STATED EXERCISE | Only the pictures are omitted; repeat all other data exactly.

INFORMATION SUPPLIED |

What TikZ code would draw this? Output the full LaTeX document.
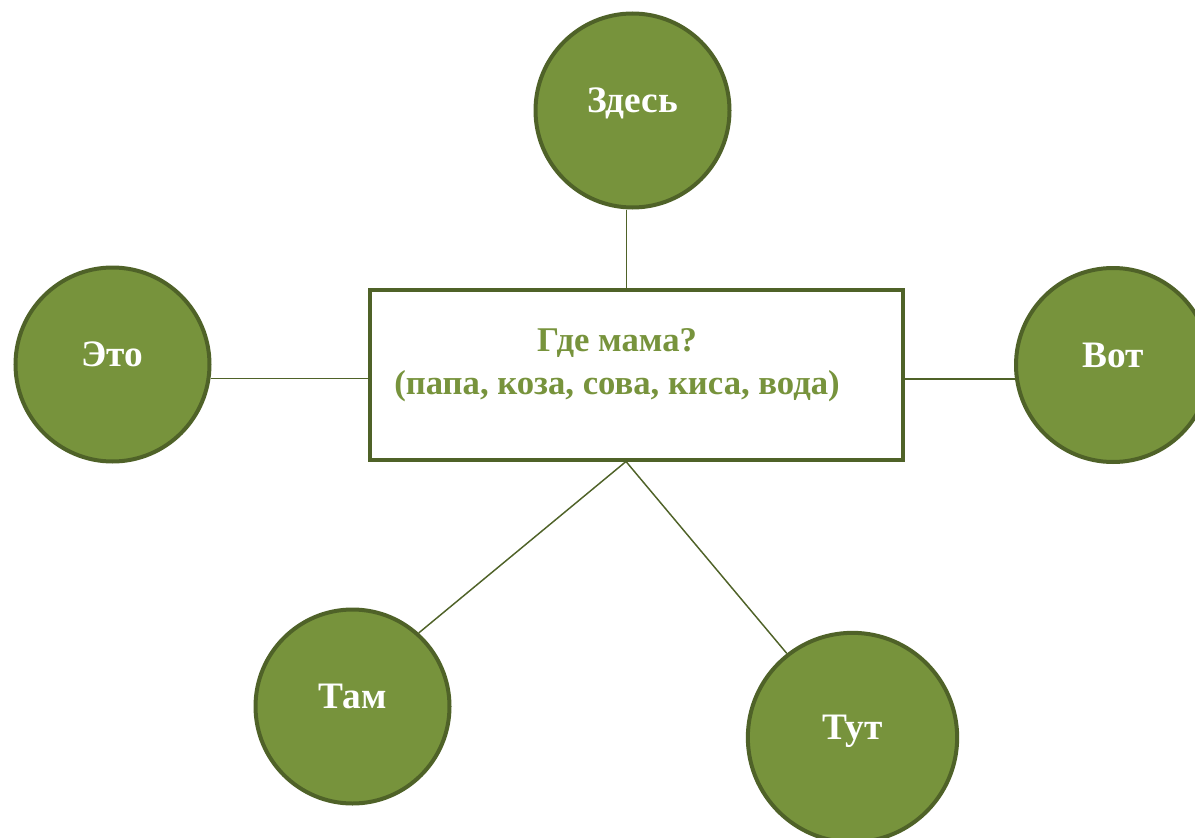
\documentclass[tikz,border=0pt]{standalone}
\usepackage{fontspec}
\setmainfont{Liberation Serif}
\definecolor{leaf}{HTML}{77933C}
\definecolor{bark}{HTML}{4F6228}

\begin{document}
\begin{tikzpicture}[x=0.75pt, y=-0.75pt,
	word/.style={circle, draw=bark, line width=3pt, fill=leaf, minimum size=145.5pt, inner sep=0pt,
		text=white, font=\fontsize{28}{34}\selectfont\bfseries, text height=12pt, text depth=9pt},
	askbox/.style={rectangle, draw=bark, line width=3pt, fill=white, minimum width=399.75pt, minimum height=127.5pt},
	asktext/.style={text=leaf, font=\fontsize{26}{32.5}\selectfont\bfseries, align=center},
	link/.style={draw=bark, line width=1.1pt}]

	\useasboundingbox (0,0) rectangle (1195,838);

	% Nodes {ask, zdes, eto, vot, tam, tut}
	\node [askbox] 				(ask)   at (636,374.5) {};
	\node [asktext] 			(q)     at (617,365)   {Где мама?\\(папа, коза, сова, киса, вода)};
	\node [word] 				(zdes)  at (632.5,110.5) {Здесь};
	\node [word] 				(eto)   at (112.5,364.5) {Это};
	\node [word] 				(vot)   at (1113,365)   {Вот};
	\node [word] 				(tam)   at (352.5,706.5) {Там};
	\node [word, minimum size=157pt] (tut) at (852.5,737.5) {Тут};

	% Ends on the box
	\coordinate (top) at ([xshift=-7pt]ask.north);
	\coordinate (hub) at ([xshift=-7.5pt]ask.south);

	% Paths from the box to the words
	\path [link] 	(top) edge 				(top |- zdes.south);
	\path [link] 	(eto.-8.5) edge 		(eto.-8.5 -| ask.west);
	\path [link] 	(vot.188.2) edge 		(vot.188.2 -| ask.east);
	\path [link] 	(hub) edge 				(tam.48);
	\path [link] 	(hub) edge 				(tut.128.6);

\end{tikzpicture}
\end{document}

TASK RESPONSE |
What TikZ code would draw this? Output the full LaTeX document.
\documentclass[tikz,border=0pt]{standalone}
\usepackage{fontspec}
\setmainfont{Liberation Serif}
\definecolor{leaf}{HTML}{77933C}
\definecolor{bark}{HTML}{4F6228}

\begin{document}
\begin{tikzpicture}[x=0.75pt, y=-0.75pt,
	word/.style={circle, draw=bark, line width=3pt, fill=leaf, minimum size=145.5pt, inner sep=0pt,
		text=white, font=\fontsize{28}{34}\selectfont\bfseries, text height=12pt, text depth=9pt},
	askbox/.style={rectangle, draw=bark, line width=3pt, fill=white, minimum width=399.75pt, minimum height=127.5pt},
	asktext/.style={text=leaf, font=\fontsize{26}{32.5}\selectfont\bfseries, align=center},
	link/.style={draw=bark, line width=1.1pt}]

	\useasboundingbox (0,0) rectangle (1195,838);

	% Nodes {ask, zdes, eto, vot, tam, tut}
	\node [askbox] 				(ask)   at (636,374.5) {};
	\node [asktext] 			(q)     at (617,365)   {Где мама?\\(папа, коза, сова, киса, вода)};
	\node [word] 				(zdes)  at (632.5,110.5) {Здесь};
	\node [word] 				(eto)   at (112.5,364.5) {Это};
	\node [word] 				(vot)   at (1113,365)   {Вот};
	\node [word] 				(tam)   at (352.5,706.5) {Там};
	\node [word, minimum size=157pt] (tut) at (852.5,737.5) {Тут};

	% Ends on the box
	\coordinate (top) at ([xshift=-7pt]ask.north);
	\coordinate (hub) at ([xshift=-7.5pt]ask.south);

	% Paths from the box to the words
	\path [link] 	(top) edge 				(top |- zdes.south);
	\path [link] 	(eto.-8.5) edge 		(eto.-8.5 -| ask.west);
	\path [link] 	(vot.188.2) edge 		(vot.188.2 -| ask.east);
	\path [link] 	(hub) edge 				(tam.48);
	\path [link] 	(hub) edge 				(tut.128.6);

\end{tikzpicture}
\end{document}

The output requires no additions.